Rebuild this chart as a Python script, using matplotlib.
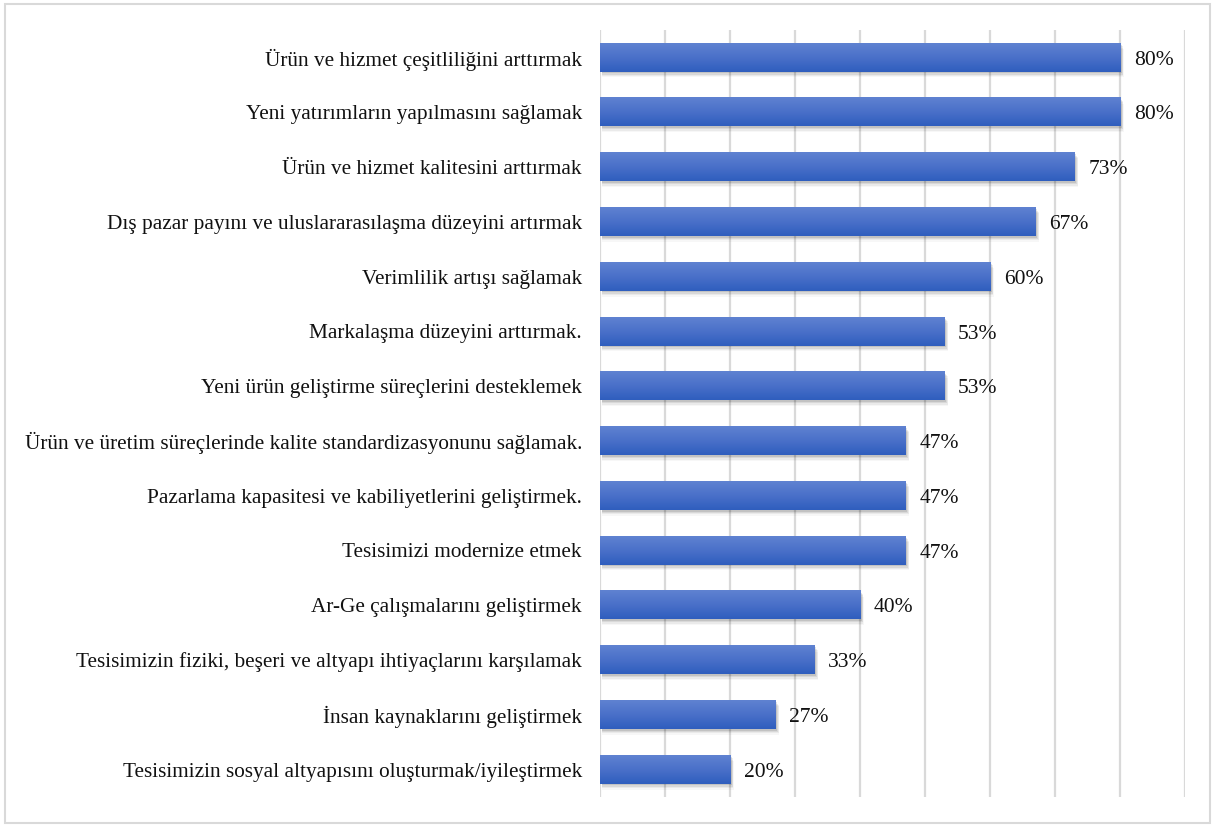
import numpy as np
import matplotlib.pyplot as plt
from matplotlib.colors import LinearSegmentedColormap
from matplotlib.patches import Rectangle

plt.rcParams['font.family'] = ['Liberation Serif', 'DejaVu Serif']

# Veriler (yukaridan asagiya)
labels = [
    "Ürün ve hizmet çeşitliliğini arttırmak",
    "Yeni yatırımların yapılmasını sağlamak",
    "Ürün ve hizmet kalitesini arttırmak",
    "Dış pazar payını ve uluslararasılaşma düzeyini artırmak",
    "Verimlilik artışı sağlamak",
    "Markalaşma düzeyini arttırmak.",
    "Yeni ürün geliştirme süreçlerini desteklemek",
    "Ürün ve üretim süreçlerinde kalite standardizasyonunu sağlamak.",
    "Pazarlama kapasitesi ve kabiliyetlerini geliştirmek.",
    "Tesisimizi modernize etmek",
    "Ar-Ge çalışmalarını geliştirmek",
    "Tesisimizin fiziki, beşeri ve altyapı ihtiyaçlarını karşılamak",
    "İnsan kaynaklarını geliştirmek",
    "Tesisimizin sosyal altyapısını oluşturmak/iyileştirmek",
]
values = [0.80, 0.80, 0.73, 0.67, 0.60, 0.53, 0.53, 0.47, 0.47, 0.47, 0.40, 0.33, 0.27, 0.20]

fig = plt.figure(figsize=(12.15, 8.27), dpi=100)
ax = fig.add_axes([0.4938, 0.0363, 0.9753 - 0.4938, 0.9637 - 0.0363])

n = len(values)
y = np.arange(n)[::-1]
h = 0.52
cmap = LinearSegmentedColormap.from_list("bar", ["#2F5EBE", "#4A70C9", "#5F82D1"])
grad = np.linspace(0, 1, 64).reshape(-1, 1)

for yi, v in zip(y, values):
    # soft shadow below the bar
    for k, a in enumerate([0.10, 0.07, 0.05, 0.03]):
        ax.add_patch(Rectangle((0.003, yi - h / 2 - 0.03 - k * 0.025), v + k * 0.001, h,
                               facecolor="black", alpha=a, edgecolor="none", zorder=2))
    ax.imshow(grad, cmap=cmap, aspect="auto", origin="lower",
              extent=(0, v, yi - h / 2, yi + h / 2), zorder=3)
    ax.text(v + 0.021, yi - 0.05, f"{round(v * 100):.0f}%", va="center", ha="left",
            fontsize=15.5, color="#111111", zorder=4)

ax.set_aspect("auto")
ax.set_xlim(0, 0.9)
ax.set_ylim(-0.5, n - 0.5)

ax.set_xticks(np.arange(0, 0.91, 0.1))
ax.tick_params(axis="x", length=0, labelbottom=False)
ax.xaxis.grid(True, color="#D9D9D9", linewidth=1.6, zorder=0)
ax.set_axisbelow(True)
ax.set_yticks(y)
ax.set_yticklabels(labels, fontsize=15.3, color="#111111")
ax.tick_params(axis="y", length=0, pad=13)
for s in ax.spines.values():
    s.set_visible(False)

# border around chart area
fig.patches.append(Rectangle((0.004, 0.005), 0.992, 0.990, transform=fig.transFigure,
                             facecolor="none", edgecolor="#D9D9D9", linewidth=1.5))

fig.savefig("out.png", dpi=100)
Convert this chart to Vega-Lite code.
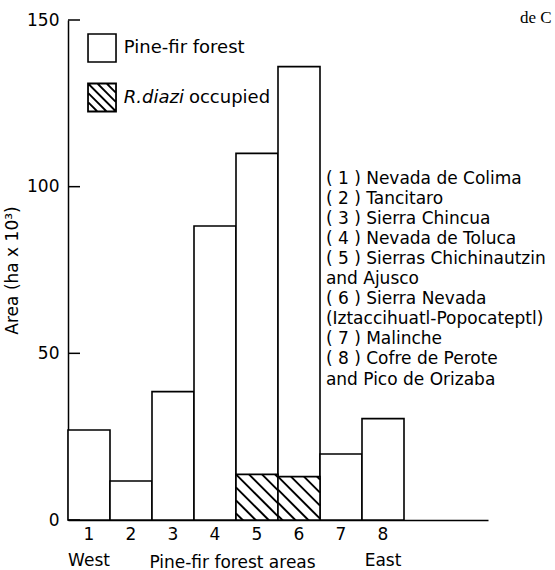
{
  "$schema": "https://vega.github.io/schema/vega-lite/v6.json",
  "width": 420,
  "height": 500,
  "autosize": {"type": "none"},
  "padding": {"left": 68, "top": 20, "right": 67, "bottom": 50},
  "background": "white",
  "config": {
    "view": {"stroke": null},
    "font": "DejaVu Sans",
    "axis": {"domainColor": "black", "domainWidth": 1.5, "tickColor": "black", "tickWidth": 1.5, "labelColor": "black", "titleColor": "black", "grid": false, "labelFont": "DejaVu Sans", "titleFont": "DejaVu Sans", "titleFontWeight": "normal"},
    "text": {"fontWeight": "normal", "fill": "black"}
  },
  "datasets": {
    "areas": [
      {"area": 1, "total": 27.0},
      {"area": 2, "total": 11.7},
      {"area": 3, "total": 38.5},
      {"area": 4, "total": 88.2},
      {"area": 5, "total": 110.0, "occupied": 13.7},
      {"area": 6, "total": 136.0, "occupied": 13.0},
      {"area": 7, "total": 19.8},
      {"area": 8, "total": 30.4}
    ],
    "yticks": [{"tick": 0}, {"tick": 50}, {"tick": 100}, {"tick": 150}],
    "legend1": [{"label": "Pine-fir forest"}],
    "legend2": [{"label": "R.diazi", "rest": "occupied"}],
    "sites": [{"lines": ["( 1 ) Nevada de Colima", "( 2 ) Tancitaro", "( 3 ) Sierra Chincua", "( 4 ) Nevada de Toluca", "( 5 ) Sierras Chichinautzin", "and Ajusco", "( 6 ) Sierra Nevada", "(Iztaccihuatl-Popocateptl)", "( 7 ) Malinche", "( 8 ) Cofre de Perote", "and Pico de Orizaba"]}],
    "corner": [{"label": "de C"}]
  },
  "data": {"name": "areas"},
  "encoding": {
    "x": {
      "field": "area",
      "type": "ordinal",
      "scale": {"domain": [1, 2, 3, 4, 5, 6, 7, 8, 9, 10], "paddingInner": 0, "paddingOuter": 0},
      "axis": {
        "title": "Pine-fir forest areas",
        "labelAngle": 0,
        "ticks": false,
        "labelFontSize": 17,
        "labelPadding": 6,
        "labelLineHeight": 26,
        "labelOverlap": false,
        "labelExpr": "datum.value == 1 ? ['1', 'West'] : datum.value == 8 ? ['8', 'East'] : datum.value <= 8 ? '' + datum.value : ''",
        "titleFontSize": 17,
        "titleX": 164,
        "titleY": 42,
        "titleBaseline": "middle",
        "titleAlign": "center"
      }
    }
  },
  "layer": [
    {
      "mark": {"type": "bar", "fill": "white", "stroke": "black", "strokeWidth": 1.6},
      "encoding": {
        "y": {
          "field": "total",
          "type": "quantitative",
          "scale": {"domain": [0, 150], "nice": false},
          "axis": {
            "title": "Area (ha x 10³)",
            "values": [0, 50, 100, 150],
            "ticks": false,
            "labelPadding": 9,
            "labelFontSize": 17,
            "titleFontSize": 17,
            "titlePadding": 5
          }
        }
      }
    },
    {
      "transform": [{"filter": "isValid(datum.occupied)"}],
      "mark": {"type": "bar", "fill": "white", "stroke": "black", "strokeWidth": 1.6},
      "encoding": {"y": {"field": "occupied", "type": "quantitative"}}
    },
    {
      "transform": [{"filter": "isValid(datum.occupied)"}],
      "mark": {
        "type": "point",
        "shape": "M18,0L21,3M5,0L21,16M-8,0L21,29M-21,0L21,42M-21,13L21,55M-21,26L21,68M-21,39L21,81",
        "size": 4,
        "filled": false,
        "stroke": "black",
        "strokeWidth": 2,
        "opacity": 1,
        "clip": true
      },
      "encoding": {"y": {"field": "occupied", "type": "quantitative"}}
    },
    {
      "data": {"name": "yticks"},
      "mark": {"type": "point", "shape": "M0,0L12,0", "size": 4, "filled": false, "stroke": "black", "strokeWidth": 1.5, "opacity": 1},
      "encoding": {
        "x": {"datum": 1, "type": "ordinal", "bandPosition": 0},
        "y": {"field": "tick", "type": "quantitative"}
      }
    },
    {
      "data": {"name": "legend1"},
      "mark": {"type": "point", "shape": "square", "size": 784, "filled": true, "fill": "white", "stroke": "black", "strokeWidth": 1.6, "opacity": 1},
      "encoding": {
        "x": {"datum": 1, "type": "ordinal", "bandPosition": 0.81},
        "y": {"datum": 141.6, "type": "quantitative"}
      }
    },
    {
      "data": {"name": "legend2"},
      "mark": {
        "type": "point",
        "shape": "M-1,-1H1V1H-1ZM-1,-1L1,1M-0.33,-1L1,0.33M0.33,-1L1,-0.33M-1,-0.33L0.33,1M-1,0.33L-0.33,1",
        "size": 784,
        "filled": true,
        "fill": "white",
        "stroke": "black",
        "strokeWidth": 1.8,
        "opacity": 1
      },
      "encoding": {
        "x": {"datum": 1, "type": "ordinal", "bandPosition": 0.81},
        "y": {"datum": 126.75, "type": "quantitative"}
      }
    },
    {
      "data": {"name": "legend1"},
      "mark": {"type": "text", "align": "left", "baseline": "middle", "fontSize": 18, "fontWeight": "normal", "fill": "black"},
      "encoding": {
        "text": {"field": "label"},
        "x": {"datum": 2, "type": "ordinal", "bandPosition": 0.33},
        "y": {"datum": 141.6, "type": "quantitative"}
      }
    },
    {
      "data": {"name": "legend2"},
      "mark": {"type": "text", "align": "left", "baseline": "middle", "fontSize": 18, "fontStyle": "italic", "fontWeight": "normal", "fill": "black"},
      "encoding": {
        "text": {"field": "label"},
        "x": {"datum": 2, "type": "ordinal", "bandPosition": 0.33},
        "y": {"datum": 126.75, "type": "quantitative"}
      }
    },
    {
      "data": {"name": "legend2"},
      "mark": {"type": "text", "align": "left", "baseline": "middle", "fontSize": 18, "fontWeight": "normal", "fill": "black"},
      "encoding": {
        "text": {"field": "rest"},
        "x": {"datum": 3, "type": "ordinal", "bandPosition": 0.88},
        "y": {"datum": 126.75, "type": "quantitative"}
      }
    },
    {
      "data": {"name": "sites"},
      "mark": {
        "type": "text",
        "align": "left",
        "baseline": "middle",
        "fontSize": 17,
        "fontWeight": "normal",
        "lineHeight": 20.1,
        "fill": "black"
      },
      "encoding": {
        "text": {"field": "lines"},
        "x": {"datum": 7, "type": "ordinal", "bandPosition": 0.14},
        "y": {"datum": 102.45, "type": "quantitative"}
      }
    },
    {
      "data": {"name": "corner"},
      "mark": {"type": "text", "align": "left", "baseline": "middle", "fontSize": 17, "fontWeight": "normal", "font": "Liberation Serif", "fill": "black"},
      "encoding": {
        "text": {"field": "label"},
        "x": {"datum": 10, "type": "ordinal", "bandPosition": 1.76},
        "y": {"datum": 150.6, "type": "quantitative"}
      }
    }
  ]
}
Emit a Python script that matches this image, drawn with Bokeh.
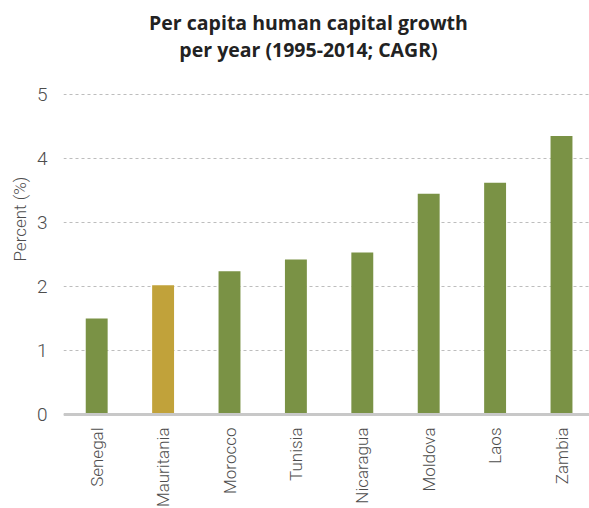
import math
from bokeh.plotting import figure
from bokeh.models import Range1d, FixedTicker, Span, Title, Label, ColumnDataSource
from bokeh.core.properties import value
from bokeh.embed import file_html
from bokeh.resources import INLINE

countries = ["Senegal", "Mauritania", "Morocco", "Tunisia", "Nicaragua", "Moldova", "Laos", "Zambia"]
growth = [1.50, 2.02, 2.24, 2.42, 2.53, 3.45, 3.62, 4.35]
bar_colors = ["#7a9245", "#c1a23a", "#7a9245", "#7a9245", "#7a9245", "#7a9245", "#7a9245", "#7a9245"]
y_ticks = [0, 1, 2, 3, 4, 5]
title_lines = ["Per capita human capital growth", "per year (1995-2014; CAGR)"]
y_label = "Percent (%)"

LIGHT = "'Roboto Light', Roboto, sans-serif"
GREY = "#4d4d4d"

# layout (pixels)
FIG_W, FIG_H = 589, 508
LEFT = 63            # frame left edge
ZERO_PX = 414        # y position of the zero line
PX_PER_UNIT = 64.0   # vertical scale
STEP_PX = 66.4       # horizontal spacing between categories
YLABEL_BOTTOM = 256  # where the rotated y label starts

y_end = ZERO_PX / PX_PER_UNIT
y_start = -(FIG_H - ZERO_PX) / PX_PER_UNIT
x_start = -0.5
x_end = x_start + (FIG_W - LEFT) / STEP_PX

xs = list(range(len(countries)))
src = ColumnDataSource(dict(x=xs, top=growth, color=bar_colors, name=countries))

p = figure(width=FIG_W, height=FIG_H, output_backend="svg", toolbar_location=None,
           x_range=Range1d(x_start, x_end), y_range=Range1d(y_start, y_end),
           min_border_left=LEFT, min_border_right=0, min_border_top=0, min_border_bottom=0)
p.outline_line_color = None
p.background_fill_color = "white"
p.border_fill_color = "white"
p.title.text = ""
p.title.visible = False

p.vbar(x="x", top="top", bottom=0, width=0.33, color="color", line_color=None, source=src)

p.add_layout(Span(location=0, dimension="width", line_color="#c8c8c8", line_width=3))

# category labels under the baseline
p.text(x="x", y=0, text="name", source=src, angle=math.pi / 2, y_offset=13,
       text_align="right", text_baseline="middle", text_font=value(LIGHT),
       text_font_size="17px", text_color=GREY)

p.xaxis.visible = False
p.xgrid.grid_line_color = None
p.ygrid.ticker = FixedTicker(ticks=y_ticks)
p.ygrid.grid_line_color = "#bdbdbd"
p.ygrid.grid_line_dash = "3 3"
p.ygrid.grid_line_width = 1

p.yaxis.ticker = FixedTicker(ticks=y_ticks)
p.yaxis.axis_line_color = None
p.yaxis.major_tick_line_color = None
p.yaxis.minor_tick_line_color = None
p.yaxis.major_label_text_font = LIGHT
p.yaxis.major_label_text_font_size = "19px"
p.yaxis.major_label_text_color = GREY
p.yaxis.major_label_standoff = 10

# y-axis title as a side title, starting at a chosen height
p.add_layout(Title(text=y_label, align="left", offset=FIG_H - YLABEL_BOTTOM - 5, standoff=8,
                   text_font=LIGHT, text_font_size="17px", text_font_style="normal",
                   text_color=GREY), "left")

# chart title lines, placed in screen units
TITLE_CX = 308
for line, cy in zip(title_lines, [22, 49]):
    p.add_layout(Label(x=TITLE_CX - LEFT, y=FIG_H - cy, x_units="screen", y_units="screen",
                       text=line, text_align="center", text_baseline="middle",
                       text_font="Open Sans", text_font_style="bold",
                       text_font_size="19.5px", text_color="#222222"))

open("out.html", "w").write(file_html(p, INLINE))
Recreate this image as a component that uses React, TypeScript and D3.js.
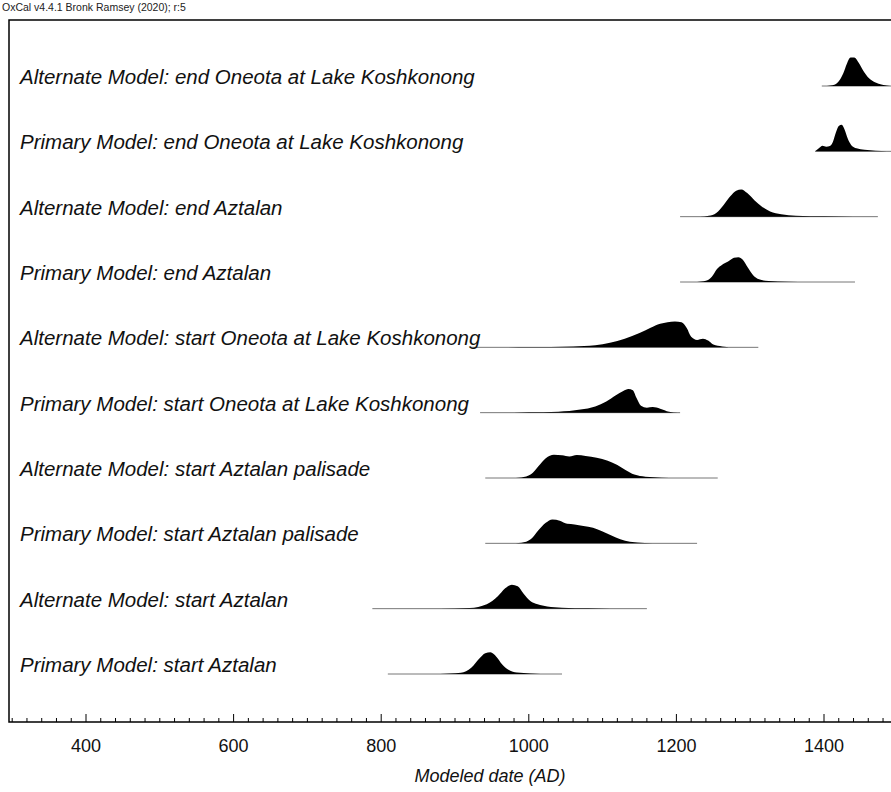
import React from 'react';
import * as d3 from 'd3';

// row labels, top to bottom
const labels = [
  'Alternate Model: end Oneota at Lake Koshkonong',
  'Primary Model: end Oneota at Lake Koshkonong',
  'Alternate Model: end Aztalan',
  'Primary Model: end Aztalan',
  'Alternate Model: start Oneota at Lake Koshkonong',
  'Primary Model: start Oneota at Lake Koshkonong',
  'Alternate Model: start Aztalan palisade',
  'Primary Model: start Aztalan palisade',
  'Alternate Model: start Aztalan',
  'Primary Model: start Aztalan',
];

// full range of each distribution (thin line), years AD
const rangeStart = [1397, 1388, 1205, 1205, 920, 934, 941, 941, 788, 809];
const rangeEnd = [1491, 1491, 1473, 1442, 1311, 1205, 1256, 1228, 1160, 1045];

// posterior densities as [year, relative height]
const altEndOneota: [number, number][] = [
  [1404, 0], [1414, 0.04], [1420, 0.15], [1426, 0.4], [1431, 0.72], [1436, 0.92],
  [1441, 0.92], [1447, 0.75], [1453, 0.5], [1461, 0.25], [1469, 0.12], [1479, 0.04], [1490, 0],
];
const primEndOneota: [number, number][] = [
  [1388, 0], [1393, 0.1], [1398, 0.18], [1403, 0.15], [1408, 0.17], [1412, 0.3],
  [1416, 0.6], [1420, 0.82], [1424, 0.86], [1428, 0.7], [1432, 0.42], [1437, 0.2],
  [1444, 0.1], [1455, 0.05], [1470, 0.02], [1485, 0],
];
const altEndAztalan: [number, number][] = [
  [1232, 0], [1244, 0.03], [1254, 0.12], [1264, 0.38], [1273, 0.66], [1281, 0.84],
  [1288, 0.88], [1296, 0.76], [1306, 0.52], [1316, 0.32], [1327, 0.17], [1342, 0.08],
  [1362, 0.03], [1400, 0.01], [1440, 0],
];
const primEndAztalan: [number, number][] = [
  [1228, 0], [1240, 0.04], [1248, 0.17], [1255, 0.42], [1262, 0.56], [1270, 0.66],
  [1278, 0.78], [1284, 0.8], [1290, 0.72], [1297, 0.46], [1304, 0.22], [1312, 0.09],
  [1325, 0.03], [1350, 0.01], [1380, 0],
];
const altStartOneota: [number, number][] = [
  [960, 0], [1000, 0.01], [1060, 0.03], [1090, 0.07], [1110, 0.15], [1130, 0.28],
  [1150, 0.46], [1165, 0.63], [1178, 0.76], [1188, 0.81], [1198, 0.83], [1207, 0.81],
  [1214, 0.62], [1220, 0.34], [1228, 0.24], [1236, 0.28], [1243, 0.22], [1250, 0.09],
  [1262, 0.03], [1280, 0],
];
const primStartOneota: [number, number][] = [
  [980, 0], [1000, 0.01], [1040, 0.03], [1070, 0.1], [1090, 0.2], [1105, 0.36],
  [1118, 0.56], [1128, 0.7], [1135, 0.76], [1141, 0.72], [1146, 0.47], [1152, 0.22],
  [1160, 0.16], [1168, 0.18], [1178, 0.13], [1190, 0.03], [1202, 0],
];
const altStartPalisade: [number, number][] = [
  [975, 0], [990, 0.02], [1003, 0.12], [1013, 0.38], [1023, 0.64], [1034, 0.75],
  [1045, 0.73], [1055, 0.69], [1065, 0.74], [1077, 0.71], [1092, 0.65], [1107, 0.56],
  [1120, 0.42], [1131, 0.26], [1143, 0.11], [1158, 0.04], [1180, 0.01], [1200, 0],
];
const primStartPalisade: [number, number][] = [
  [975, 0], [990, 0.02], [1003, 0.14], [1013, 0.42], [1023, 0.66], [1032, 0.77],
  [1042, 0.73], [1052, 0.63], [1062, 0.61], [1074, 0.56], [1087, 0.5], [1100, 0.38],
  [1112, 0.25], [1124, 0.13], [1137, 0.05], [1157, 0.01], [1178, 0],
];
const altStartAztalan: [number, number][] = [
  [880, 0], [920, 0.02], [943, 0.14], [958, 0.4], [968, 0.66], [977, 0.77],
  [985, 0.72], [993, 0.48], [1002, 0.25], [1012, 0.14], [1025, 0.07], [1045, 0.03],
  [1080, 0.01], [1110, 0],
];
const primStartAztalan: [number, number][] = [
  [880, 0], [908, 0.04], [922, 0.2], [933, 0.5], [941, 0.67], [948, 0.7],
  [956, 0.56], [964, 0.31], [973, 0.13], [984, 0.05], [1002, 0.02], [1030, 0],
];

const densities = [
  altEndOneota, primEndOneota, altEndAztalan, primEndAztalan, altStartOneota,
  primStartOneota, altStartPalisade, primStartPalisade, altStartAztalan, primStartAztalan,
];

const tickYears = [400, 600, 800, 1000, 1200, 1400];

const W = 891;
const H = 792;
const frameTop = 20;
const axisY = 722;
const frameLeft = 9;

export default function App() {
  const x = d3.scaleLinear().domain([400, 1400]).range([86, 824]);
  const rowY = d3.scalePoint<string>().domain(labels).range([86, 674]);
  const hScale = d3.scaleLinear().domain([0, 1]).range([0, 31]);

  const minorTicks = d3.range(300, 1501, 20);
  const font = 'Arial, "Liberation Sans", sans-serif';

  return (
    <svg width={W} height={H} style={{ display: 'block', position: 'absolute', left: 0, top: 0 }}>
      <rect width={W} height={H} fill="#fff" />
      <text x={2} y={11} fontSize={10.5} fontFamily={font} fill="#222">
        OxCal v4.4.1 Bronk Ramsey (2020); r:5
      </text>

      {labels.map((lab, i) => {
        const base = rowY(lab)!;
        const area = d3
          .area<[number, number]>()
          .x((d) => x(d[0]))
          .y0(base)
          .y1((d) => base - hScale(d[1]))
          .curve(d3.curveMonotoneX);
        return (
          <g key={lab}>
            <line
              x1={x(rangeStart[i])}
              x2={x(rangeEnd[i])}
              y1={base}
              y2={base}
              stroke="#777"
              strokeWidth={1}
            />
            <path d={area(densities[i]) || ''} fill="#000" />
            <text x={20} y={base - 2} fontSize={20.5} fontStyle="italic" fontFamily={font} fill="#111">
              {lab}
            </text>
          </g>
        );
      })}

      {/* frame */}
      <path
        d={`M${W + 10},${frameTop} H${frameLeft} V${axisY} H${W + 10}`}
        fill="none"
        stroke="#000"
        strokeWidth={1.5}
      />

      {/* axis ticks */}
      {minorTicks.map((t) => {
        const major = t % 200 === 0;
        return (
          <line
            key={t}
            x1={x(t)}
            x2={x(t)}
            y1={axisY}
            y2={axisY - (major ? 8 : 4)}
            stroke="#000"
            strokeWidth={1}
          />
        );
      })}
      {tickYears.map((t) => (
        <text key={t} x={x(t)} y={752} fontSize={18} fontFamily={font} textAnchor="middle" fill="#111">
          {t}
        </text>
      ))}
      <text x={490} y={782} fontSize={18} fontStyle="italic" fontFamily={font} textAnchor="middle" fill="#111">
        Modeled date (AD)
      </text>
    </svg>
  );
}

···

## INSTRUCTIONS FOR THE TASK
Starting at the line containing "Recreate this image" and stopping after the line containing "import * as d3 from 'd3';", give the lines again exactly and leave out every image.

## EXERCISE RESULT
Recreate this image as a component that uses React, TypeScript and D3.js.
import React from 'react';
import * as d3 from 'd3';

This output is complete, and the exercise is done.